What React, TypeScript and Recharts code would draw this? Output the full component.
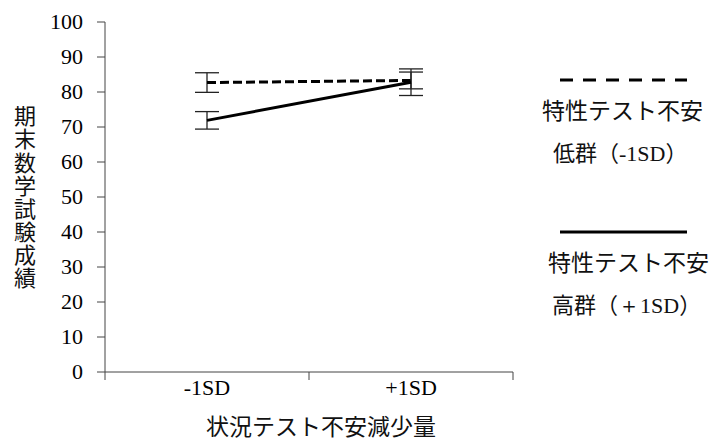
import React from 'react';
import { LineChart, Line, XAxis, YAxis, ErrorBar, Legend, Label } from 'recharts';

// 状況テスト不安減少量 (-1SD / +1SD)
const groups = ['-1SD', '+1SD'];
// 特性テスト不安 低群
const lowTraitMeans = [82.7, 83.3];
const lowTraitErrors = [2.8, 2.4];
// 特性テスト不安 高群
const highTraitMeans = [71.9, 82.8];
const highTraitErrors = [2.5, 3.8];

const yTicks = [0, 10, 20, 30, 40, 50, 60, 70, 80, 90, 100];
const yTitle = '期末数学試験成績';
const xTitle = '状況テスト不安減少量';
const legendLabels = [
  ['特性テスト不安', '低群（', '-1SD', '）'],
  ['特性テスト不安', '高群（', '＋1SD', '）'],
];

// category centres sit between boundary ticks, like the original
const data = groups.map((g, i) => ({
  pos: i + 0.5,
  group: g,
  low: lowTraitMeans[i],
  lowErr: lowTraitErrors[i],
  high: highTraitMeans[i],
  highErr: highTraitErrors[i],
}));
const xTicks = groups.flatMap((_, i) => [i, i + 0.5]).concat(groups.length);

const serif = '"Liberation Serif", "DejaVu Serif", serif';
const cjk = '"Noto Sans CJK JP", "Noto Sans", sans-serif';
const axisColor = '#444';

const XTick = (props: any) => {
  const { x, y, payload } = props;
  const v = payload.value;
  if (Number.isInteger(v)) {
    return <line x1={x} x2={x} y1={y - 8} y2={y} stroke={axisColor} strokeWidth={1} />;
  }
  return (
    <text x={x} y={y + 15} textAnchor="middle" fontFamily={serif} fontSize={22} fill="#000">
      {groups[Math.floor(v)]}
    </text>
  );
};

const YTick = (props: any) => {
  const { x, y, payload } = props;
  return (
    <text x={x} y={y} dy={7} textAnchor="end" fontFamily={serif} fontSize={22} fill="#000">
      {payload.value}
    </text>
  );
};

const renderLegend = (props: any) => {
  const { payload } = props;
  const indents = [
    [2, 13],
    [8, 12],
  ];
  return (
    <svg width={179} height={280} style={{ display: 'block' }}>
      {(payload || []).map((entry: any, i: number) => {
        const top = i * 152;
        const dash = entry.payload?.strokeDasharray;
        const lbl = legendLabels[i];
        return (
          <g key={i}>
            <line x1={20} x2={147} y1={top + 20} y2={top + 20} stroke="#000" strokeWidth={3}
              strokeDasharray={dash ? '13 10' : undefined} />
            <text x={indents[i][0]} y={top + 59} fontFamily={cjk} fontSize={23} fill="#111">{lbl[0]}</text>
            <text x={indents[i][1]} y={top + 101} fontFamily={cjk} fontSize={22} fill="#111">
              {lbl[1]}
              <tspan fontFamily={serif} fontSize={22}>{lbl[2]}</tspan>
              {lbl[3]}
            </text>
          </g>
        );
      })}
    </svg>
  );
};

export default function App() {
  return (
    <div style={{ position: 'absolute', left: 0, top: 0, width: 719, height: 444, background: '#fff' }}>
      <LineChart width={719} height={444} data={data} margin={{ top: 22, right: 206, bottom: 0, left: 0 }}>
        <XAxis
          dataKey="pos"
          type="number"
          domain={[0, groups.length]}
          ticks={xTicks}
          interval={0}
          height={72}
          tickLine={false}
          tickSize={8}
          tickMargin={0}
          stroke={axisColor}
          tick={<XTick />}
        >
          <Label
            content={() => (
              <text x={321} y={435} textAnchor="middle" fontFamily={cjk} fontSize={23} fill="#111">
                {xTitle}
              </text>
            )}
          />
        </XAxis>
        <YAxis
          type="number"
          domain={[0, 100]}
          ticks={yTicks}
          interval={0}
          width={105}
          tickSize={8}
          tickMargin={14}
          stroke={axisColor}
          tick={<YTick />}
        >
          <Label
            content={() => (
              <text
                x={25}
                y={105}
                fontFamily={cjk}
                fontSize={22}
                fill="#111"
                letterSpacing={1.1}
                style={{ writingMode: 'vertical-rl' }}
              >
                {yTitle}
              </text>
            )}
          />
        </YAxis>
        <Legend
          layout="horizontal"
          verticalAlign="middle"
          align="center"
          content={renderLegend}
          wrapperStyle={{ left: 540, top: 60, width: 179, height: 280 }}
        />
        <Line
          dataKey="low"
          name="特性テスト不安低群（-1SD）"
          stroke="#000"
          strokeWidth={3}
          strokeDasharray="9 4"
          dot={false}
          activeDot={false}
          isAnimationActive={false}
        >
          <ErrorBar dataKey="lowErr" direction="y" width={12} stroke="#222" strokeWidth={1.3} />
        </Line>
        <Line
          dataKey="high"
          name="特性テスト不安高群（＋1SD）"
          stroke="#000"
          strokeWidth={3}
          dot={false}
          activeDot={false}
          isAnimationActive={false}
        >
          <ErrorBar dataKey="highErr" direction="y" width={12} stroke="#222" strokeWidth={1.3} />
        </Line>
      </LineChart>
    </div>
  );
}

######

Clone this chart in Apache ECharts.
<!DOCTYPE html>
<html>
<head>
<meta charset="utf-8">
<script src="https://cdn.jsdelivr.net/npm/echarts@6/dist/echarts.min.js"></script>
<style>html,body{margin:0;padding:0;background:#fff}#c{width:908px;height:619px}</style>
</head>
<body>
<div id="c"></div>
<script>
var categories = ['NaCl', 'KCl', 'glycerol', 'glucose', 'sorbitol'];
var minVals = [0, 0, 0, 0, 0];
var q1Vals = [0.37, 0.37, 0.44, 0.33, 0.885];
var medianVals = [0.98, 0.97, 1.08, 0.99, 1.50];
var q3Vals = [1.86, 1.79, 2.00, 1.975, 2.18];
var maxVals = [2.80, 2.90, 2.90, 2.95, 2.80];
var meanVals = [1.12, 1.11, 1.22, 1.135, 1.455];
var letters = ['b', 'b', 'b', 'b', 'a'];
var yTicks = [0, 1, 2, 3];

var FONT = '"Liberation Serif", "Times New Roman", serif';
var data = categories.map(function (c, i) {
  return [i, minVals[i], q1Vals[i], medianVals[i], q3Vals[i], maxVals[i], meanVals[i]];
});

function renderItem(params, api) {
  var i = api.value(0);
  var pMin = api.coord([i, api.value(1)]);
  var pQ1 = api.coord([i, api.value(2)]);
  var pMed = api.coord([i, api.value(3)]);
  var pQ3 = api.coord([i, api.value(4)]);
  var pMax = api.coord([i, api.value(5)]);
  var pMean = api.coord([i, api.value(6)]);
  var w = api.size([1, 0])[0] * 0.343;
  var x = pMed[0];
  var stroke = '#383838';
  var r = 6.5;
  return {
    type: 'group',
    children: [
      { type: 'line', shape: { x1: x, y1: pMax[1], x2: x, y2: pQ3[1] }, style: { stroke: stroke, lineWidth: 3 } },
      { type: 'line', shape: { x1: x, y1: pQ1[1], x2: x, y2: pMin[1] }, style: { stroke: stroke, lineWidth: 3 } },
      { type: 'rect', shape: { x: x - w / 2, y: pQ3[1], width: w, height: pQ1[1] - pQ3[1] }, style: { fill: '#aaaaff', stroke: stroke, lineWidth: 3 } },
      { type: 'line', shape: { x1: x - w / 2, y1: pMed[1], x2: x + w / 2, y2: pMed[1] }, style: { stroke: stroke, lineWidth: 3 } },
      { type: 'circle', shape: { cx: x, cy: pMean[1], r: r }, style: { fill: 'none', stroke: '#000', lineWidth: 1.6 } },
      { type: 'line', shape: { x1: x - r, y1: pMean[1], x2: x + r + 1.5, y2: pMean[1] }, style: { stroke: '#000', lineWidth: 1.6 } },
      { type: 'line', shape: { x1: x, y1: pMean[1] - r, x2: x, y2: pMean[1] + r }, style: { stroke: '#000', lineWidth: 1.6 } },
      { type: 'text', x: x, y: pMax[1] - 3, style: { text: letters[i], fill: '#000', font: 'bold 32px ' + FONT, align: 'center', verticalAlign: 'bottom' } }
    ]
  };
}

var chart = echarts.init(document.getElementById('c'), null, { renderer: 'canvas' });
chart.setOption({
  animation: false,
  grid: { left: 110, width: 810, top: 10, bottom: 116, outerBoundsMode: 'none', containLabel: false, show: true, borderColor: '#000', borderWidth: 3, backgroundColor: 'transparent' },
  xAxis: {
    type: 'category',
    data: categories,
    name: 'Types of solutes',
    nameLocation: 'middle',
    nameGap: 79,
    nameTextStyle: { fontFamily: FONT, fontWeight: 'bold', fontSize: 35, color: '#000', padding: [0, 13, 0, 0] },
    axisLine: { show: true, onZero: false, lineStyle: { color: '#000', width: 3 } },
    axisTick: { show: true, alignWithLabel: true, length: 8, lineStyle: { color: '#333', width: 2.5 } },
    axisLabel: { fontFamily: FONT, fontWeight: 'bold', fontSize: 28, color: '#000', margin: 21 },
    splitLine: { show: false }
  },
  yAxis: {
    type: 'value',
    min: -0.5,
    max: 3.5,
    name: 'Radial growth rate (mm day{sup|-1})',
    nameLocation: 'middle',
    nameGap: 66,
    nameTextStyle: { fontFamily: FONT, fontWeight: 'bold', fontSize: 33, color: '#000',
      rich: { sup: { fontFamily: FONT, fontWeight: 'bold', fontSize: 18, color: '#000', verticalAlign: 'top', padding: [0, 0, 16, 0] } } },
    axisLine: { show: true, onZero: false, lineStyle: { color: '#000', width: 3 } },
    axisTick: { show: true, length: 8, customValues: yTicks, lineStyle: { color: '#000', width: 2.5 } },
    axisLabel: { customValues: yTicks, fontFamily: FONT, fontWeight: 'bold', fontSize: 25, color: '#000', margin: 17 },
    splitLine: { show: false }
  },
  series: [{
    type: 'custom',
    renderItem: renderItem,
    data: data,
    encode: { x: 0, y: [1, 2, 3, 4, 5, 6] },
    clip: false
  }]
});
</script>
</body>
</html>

######

*SET EXERCISE:* Which lines of the data above contain "React"? Copy each one.

*SOLUTION:*
What React, TypeScript and Recharts code would draw this? Output the full component.
import React from 'react';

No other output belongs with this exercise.